For this exercise, output only the lines between the "Generate a Python" line and the "labelPadding=20, labelFontSize=30))" line, both of them included, and skip all pictures.

• _PROVIDED MATERIAL_:
■ ■ ■ ■
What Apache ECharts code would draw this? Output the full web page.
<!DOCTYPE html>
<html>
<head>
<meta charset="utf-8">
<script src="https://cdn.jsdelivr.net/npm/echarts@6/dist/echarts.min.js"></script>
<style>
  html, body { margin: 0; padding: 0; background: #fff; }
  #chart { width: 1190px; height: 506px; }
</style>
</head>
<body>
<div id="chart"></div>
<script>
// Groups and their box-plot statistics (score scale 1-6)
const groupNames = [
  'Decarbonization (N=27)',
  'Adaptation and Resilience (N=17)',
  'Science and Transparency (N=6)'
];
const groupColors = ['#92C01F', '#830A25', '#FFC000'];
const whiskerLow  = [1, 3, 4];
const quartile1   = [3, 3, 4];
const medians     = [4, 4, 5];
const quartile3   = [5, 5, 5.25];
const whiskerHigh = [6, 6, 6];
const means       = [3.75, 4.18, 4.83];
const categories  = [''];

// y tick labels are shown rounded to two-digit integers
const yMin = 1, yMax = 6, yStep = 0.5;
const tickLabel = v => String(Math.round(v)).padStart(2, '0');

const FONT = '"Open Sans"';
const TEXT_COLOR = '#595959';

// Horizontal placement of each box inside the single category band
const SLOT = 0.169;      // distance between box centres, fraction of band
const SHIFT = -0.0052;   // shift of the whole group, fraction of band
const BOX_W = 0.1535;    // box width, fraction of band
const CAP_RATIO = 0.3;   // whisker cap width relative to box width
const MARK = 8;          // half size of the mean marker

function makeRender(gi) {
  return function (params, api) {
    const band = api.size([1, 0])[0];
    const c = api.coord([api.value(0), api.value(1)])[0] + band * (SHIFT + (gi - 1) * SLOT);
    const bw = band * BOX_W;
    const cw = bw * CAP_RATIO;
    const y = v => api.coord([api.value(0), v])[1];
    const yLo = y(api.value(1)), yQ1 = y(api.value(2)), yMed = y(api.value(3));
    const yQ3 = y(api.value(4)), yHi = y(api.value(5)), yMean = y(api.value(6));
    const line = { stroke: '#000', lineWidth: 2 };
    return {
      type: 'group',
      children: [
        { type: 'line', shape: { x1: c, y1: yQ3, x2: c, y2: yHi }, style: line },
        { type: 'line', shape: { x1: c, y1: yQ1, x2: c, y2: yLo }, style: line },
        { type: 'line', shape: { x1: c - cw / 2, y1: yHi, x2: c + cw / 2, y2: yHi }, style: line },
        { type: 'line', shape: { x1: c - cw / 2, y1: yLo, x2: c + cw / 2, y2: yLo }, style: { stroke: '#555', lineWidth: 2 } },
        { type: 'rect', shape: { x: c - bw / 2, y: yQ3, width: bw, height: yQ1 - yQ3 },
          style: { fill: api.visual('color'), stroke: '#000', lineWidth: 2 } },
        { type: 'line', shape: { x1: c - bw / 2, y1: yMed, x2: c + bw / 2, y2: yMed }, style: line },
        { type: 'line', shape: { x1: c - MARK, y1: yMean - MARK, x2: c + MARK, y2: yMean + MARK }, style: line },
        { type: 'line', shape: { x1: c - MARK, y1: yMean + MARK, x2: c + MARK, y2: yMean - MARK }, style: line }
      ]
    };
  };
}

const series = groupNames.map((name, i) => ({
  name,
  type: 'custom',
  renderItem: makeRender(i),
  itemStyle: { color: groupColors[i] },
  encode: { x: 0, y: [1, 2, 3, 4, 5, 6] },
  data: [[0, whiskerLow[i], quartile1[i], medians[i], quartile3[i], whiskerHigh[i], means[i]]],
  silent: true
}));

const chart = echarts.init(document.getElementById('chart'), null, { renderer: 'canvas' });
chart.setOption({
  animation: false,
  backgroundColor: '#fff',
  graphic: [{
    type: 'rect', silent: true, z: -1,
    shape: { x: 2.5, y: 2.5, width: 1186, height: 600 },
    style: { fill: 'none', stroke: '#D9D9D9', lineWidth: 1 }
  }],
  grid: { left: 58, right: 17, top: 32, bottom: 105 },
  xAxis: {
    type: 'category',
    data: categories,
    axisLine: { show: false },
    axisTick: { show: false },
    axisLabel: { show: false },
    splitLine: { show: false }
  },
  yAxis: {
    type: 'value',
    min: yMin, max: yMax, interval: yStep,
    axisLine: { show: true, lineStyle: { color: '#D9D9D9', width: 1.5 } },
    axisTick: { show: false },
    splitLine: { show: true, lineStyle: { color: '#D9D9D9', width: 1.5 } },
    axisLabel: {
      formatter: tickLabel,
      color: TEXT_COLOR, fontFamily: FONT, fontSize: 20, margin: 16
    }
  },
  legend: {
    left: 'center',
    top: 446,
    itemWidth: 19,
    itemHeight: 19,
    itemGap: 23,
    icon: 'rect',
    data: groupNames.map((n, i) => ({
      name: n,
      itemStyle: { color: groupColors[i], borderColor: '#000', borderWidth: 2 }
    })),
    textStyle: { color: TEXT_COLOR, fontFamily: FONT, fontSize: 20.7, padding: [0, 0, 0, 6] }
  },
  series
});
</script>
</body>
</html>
■ ■ ■ ■
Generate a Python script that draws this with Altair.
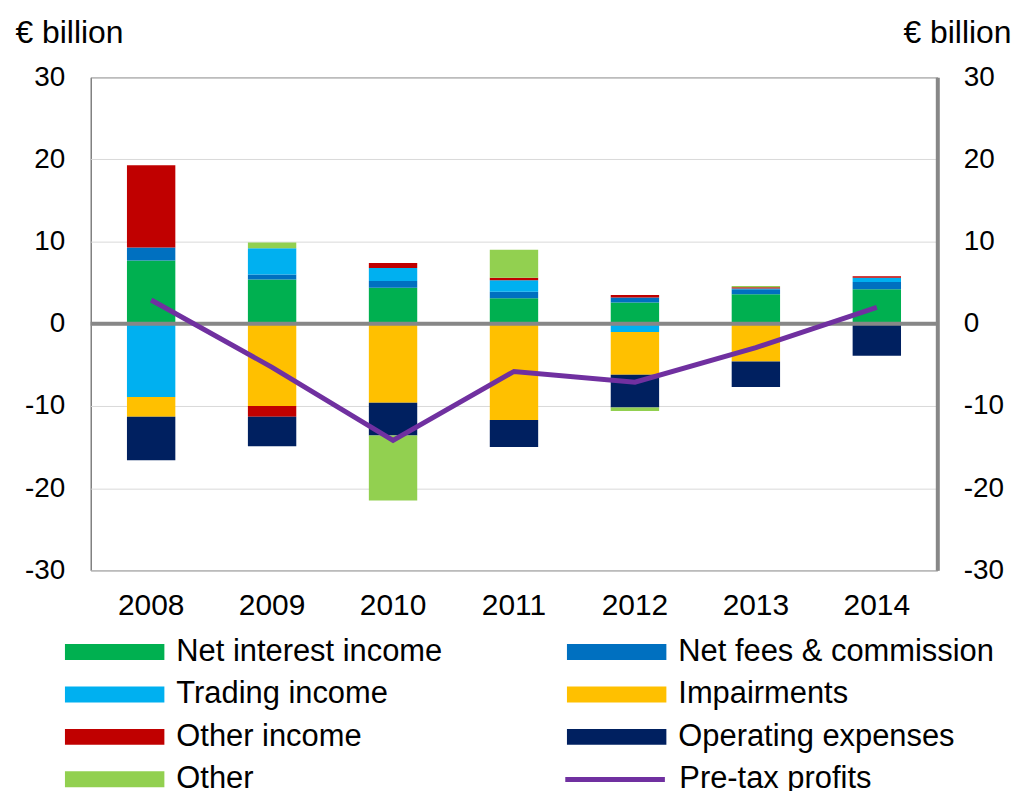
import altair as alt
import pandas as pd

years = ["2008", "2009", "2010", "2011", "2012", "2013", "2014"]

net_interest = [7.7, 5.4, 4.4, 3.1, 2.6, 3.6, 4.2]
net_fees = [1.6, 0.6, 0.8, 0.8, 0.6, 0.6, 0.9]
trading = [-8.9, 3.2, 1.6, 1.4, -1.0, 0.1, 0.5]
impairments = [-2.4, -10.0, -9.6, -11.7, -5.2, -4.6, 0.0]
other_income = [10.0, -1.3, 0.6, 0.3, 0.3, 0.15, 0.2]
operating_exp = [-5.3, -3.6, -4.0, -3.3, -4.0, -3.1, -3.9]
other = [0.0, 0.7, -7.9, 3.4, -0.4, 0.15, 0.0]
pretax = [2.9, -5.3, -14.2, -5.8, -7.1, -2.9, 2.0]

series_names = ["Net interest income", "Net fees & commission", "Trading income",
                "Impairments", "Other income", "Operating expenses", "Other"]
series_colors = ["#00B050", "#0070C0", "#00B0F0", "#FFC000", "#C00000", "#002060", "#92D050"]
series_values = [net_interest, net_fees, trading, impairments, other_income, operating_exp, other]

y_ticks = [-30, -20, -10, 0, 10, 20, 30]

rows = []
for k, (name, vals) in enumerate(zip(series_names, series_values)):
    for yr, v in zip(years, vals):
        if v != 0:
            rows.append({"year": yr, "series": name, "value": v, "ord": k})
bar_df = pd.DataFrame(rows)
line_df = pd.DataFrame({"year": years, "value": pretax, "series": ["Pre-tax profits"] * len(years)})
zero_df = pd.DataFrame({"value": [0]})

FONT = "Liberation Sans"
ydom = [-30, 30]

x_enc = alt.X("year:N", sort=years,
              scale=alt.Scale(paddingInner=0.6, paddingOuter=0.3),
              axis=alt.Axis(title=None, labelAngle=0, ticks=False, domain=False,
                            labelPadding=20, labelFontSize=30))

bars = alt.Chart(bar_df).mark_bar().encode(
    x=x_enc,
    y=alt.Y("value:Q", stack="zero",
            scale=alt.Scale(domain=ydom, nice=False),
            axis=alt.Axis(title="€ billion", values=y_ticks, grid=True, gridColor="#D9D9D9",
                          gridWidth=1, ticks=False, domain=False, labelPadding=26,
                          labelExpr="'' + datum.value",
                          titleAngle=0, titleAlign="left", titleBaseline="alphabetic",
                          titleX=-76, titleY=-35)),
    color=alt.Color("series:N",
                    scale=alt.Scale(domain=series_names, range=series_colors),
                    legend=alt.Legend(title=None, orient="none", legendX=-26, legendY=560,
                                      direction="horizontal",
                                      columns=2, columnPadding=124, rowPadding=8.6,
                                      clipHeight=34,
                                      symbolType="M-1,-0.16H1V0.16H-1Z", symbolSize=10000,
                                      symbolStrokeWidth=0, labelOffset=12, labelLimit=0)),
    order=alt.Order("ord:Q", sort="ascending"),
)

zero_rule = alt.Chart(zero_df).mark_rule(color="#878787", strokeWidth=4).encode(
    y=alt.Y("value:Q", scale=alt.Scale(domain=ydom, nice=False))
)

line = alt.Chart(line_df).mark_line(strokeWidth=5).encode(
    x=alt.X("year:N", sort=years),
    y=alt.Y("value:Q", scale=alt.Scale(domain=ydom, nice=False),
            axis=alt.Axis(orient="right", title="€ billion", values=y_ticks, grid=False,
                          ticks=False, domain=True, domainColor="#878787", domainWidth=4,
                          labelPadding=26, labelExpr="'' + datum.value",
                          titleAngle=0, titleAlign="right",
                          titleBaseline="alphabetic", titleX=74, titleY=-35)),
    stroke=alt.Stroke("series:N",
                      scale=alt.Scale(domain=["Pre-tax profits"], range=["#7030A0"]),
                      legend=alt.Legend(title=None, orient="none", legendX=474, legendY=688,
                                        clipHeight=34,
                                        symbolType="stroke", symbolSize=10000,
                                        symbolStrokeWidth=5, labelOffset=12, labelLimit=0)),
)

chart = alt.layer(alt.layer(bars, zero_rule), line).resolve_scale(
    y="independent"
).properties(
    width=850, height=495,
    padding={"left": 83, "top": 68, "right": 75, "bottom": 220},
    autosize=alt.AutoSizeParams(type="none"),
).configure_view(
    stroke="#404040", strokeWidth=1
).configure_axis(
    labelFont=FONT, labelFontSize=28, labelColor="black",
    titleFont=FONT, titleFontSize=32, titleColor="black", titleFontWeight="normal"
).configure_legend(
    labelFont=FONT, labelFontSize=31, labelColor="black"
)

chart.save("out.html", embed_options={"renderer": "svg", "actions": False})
■ ■ ■ ■
• _TASK RESULT_:
Generate a Python script that draws this with Altair.
import altair as alt
import pandas as pd

years = ["2008", "2009", "2010", "2011", "2012", "2013", "2014"]

net_interest = [7.7, 5.4, 4.4, 3.1, 2.6, 3.6, 4.2]
net_fees = [1.6, 0.6, 0.8, 0.8, 0.6, 0.6, 0.9]
trading = [-8.9, 3.2, 1.6, 1.4, -1.0, 0.1, 0.5]
impairments = [-2.4, -10.0, -9.6, -11.7, -5.2, -4.6, 0.0]
other_income = [10.0, -1.3, 0.6, 0.3, 0.3, 0.15, 0.2]
operating_exp = [-5.3, -3.6, -4.0, -3.3, -4.0, -3.1, -3.9]
other = [0.0, 0.7, -7.9, 3.4, -0.4, 0.15, 0.0]
pretax = [2.9, -5.3, -14.2, -5.8, -7.1, -2.9, 2.0]

series_names = ["Net interest income", "Net fees & commission", "Trading income",
                "Impairments", "Other income", "Operating expenses", "Other"]
series_colors = ["#00B050", "#0070C0", "#00B0F0", "#FFC000", "#C00000", "#002060", "#92D050"]
series_values = [net_interest, net_fees, trading, impairments, other_income, operating_exp, other]

y_ticks = [-30, -20, -10, 0, 10, 20, 30]

rows = []
for k, (name, vals) in enumerate(zip(series_names, series_values)):
    for yr, v in zip(years, vals):
        if v != 0:
            rows.append({"year": yr, "series": name, "value": v, "ord": k})
bar_df = pd.DataFrame(rows)
line_df = pd.DataFrame({"year": years, "value": pretax, "series": ["Pre-tax profits"] * len(years)})
zero_df = pd.DataFrame({"value": [0]})

FONT = "Liberation Sans"
ydom = [-30, 30]

x_enc = alt.X("year:N", sort=years,
              scale=alt.Scale(paddingInner=0.6, paddingOuter=0.3),
              axis=alt.Axis(title=None, labelAngle=0, ticks=False, domain=False,
                            labelPadding=20, labelFontSize=30))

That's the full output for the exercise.